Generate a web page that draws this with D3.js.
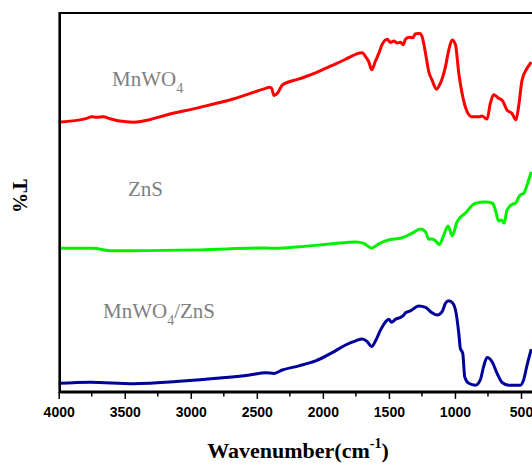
<!DOCTYPE html>
<html>
<head>
<meta charset="utf-8">
<script src="https://cdn.jsdelivr.net/npm/d3@7"></script>
<style>
  html, body { margin: 0; padding: 0; background: #fff; }
  svg { display: block; }
</style>
</head>
<body>
<svg id="chart" width="532" height="465"></svg>
<script>
// FTIR transmittance spectra (arbitrary T% units, offset for clarity)
const tickLabels = [4000, 3500, 3000, 2500, 2000, 1500, 1000, 500];
const minorTicks = [3750, 3250, 2750, 2250, 1750, 1250, 750];

const mnwo4Wave = [4000, 3788, 3750, 3713, 3663, 3612, 3537, 3436, 3360, 3184, 2932, 2680, 2433, 2403, 2387, 2370, 2344, 2307, 2181, 2055, 1929, 1828, 1752, 1702, 1677, 1652, 1631, 1601, 1576, 1551, 1513, 1488, 1463, 1437, 1412, 1392, 1374, 1344, 1319, 1299, 1266, 1248, 1223, 1198, 1173, 1140, 1110, 1072, 1047, 1021, 996, 971, 946, 908, 870, 820, 795, 757, 732, 707, 669, 639, 606, 568, 538, 518, 492, 454, 422];
const mnwo4T = [71.2, 72.2, 72.6, 72.5, 72.6, 72.1, 71.5, 71.2, 71.5, 73.1, 75.1, 77.3, 80.1, 80.4, 80.1, 78.2, 78.8, 81.0, 82.6, 84.2, 86.2, 87.8, 89.1, 89.5, 88.5, 87.1, 85.0, 87.4, 89.4, 91.7, 93.1, 92.2, 92.6, 92.1, 92.3, 91.6, 93.1, 93.6, 93.5, 94.5, 94.6, 93.7, 89.4, 84.5, 82.3, 79.9, 81.5, 85.8, 90.2, 92.9, 91.6, 84.1, 78.8, 74.0, 72.6, 72.6, 72.8, 72.0, 76.2, 78.4, 77.5, 76.8, 74.4, 73.5, 71.8, 75.3, 82.3, 85.4, 87.0];

const znsWave = [4000, 3738, 3612, 3436, 2932, 2433, 2357, 2181, 1929, 1752, 1690, 1631, 1576, 1513, 1400, 1324, 1261, 1223, 1198, 1173, 1148, 1118, 1085, 1052, 1021, 984, 921, 845, 770, 715, 694, 669, 649, 628, 606, 568, 543, 505, 480, 454, 422];
const znsT = [37.9, 37.9, 37.3, 37.3, 37.5, 38.0, 37.9, 38.3, 39.1, 39.6, 39.2, 38.0, 39.1, 40.0, 40.7, 41.9, 43.0, 42.3, 40.3, 40.4, 39.9, 38.9, 41.4, 43.8, 41.2, 44.9, 47.2, 49.8, 50.1, 49.8, 48.0, 45.1, 45.4, 44.5, 48.0, 49.5, 49.8, 52.0, 52.4, 54.6, 58.1];

const compWave = [4000, 3763, 3436, 3058, 2806, 2554, 2433, 2370, 2307, 2181, 2055, 1929, 1828, 1752, 1702, 1664, 1631, 1601, 1563, 1526, 1501, 1480, 1450, 1412, 1387, 1374, 1337, 1274, 1223, 1173, 1135, 1097, 1072, 1047, 1017, 991, 971, 959, 941, 926, 896, 845, 808, 783, 757, 719, 681, 643, 593, 505, 480, 454, 422];
const compT = [2.3, 2.6, 2.2, 2.9, 3.6, 4.5, 5.1, 4.9, 5.8, 6.9, 8.2, 10.4, 12.4, 13.5, 14.0, 13.3, 12.0, 13.5, 16.4, 18.5, 19.2, 18.4, 19.2, 19.7, 20.3, 20.9, 21.4, 22.7, 22.3, 20.9, 20.3, 21.2, 23.4, 24.1, 23.5, 20.8, 15.5, 11.5, 10.2, 4.0, 2.3, 1.8, 3.2, 6.7, 9.1, 8.0, 4.9, 2.5, 1.8, 1.8, 3.2, 7.1, 11.3];

const seriesColors = ["#ff0000", "#00f000", "#00009b"];

const svg = d3.select("#chart");
const plotLeft = 59, plotRight = 534.2, plotTop = 13, plotBottom = 392;

const x = d3.scaleLinear().domain([4000, 400]).range([58.7, plotRight]);
const y = d3.scaleLinear().domain([0, 100]).range([plotBottom, plotTop]);

const series = [
  { wave: mnwo4Wave, t: mnwo4T, color: seriesColors[0] },
  { wave: znsWave, t: znsT, color: seriesColors[1] },
  { wave: compWave, t: compT, color: seriesColors[2] }
];

const line = d3.line()
  .x(d => x(d[0]))
  .y(d => y(d[1]))
  .curve(d3.curveMonotoneX);

series.forEach(s => {
  svg.append("path")
    .datum(s.wave.map((w, i) => [w, s.t[i]]))
    .attr("fill", "none")
    .attr("stroke", s.color)
    .attr("stroke-width", 3)
    .attr("stroke-linejoin", "round")
    .attr("d", line);
});

// frame: top border and left axis line
svg.append("line")
  .attr("x1", plotLeft).attr("x2", 540).attr("y1", plotTop).attr("y2", plotTop)
  .attr("stroke", "#000").attr("stroke-width", 2);
svg.append("line")
  .attr("x1", 59.7).attr("x2", 59.7).attr("y1", plotTop - 1).attr("y2", plotBottom + 1)
  .attr("stroke", "#000").attr("stroke-width", 2.6);

// bottom axis with major and minor ticks
const xAxis = d3.axisBottom(x)
  .tickValues(tickLabels)
  .tickSize(7)
  .tickSizeOuter(0)
  .tickPadding(8)
  .tickFormat(d3.format("d"));

const gx = svg.append("g")
  .attr("transform", `translate(0,${plotBottom})`)
  .call(xAxis);
gx.select(".domain").attr("stroke-width", 3).attr("d", `M${plotLeft},0H540`);
gx.selectAll(".tick line").attr("stroke-width", 1.5);
gx.selectAll(".tick text")
  .attr("font-family", "Liberation Sans, Arial, sans-serif")
  .attr("font-weight", "bold")
  .attr("font-size", 14)
  .attr("fill", "#000");

gx.selectAll(".minor")
  .data(minorTicks)
  .enter().append("line")
  .attr("class", "minor")
  .attr("x1", d => x(d)).attr("x2", d => x(d))
  .attr("y1", 0).attr("y2", 4.5)
  .attr("stroke", "#000").attr("stroke-width", 1.5);

// axis titles
const xTitle = svg.append("text")
  .attr("x", 298).attr("y", 458)
  .attr("text-anchor", "middle")
  .attr("font-family", "Liberation Serif, Times New Roman, serif")
  .attr("font-weight", "bold")
  .attr("font-size", 22)
  .attr("fill", "#000");
xTitle.append("tspan").text("Wavenumber(cm");
xTitle.append("tspan").attr("font-size", 14).attr("dy", -10).text("-1");
xTitle.append("tspan").attr("dy", 10).text(")");

svg.append("text")
  .attr("transform", "translate(13,196) rotate(90)")
  .attr("text-anchor", "middle")
  .attr("font-family", "Liberation Serif, Times New Roman, serif")
  .attr("font-weight", "bold")
  .attr("font-size", 20)
  .attr("fill", "#000")
  .text("T%");

// series labels with subscript digits
function seriesLabel(px, py, parts) {
  const t = svg.append("text")
    .attr("x", px).attr("y", py)
    .attr("font-family", "Liberation Serif, Times New Roman, serif")
    .attr("font-size", 21)
    .attr("fill", "#7f7f7f");
  let shift = 0;
  parts.forEach(p => {
    const dy = p.sub ? 7 - shift : -shift;
    shift = p.sub ? 7 : 0;
    t.append("tspan")
      .attr("dy", dy)
      .attr("font-size", p.sub ? 14 : 21)
      .text(p.text);
  });
}
seriesLabel(112, 86, [{ text: "MnWO" }, { text: "4", sub: true }]);
seriesLabel(128, 196, [{ text: "ZnS" }]);
seriesLabel(103, 318, [{ text: "MnWO" }, { text: "4", sub: true }, { text: "/ZnS" }]);
</script>
</body>
</html>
+++++
Count every line bearing the word "with"; report the total only.

» **Answer to the problem**:
3